21-12-207. Transcript of proceedings.
The Secretary of the Senate shall make out a transcript of the proceedings on impeachment and of the judgment of the Senate, whether of conviction or acquittal, which shall be signed by the officer presiding at the trial, attested by the Secretary of the Senate and deposited in the office of the Secretary of State.
21-12-208. Decision no bar to indictment.
The party convicted or acquitted shall, notwithstanding such acquittal or conviction, be subject to indictment, trial, judgment, and punishment for any indictable offense, according to the law of the land.
21-12-209. Allocation of costs.
(a) (1) If the accused is acquitted, he or she shall be entitled to his or her costs, to be taxed by the Secretary of the Senate and paid by the Treasurer of State.
(2) If convicted, the accused shall pay the costs, to be taxed by the Secretary of the Senate, and recovered upon a motion by the Attorney General in the Pulaski County Circuit Court, at the first term thereof, without notice, or afterward on notice.

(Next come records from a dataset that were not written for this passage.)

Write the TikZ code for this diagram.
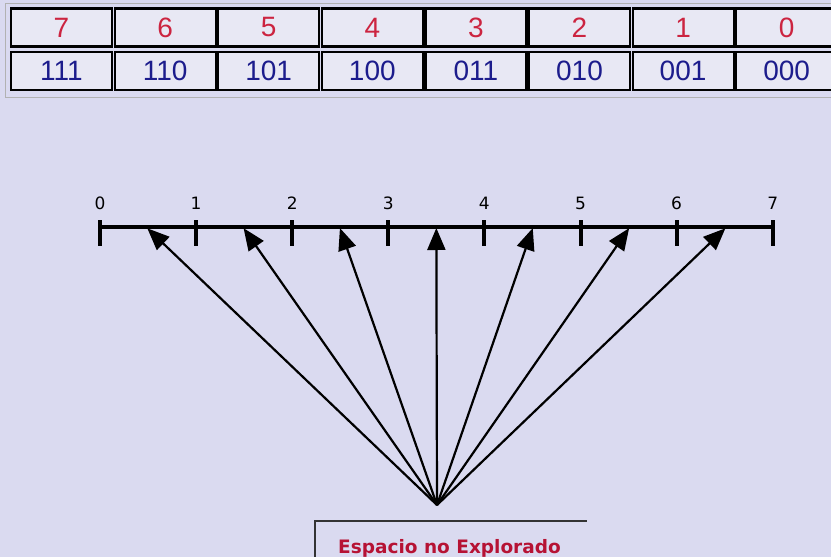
\documentclass[tikz,border=0pt]{standalone}
\usepackage{fontspec}
\setmainfont{Liberation Sans}
\newfontfamily\verdfont{DejaVu Sans}
\usetikzlibrary{arrows.meta}
\definecolor{pagebg}{RGB}{218,218,240}
\definecolor{cellfill}{RGB}{232,232,244}
\definecolor{digred}{RGB}{204,36,64}
\definecolor{binblue}{RGB}{28,28,140}
\definecolor{boxred}{RGB}{182,18,52}
\tikzset{
  cellbox/.style={draw=black, line width=2.2pt, fill=cellfill, minimum width=101pt,
    minimum height=38pt, inner sep=0pt, font=\fontsize{28}{28}\selectfont},
  ticklabel/.style={font=\verdfont\fontsize{17}{17}\selectfont, inner sep=0pt},
  fanarrow/.style={-{Triangle[length=22pt,width=18pt]}, line width=2.2pt, shorten >=-1pt}
}
\begin{document}
\begin{tikzpicture}[x=1pt, y=-1pt]
    \useasboundingbox[fill=pagebg] (0,0) rectangle (831,557);
    \clip (0,0) rectangle (831,557);

    % Top table: decimal value over its binary code
    \draw[gray!60, line width=1pt] (5,3) rectangle (845,97);
    \foreach \k/\d/\b in {0/7/111, 1/6/110, 2/5/101, 3/4/100, 4/3/011, 5/2/010, 6/1/001, 7/0/000} {
        \node[cellbox, text=digred] (d\d) at ({61.5+103.6*\k}, 27.5) {\d};
        \node[cellbox, text=binblue] (b\d) at ({61.5+103.6*\k}, 71) {\b};
    }

    % Number line with ticks
    \draw[line width=4pt] (100,227) -- (773,227);
    \foreach \i in {0,...,7} {
        \coordinate (t\i) at ({100+96.1*\i}, 227);
        \draw[line width=4pt] ([yshift=7pt]t\i) -- ([yshift=-19pt]t\i);
        \node[ticklabel] (l\i) at ([yshift=24pt]t\i) {\i};
    }

    % Fan of arrows from the unexplored space
    \coordinate (apex) at (437,505);
    \foreach \i in {1,...,7} {
        \coordinate (m\i) at ({100+96.1*\i-48.05}, 229);
        \draw[fanarrow] (apex) -- (m\i);
    }

    % Label box, cut by the lower edge
    \draw[black!80, line width=1.6pt] (315,560) |- (587,521);
    \node[anchor=base, text=boxred, font=\verdfont\bfseries\fontsize{18.5}{18.5}\selectfont, inner sep=0pt]
        (espacio) at (449.5,553) {Espacio no Explorado};
\end{tikzpicture}
\end{document}
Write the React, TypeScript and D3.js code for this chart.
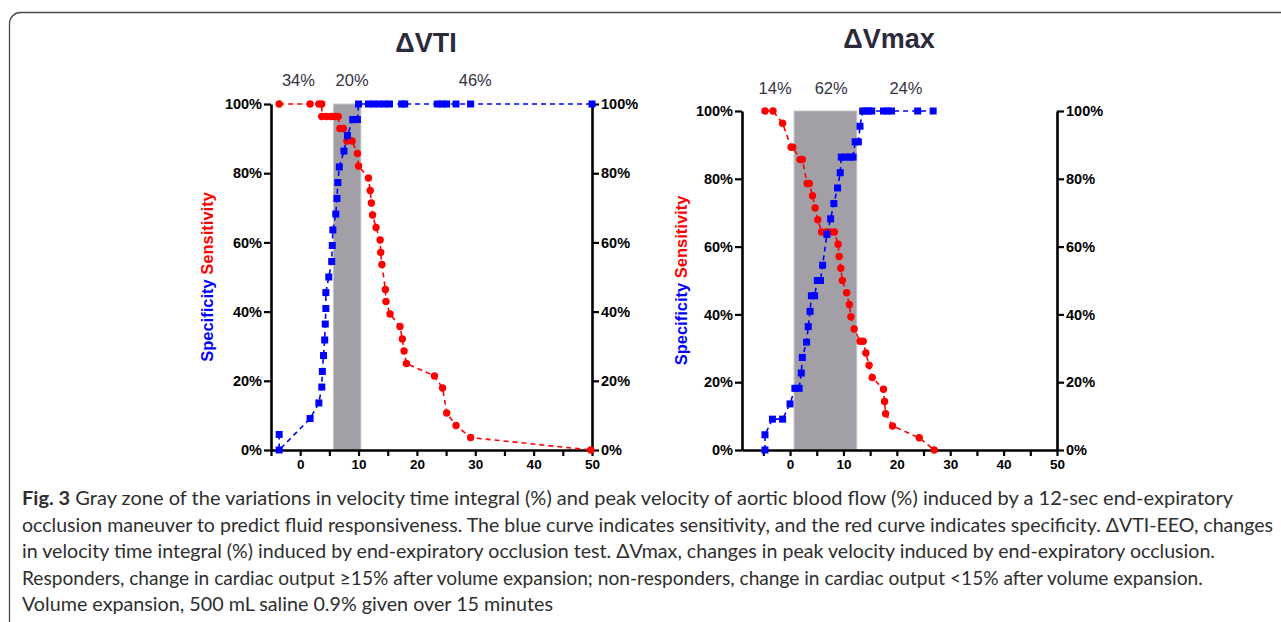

(b) (1) If the impeachment is prosecuted on the petition of some citizen of the state, whose name is set at the foot of the articles of impeachment, the petitioner shall be liable for the costs of the accused if he or she is acquitted and also for the costs of prosecuting the impeachment, and, in that case, the state shall not be liable to pay any part of the costs.
(2) (A) If the accused is convicted, the petitioner shall be entitled to recover from the accused the costs of the impeachment, for which the accused is liable.
(B) The costs shall be taxed by the Secretary of the Senate and recovered by suit in a court of competent jurisdiction.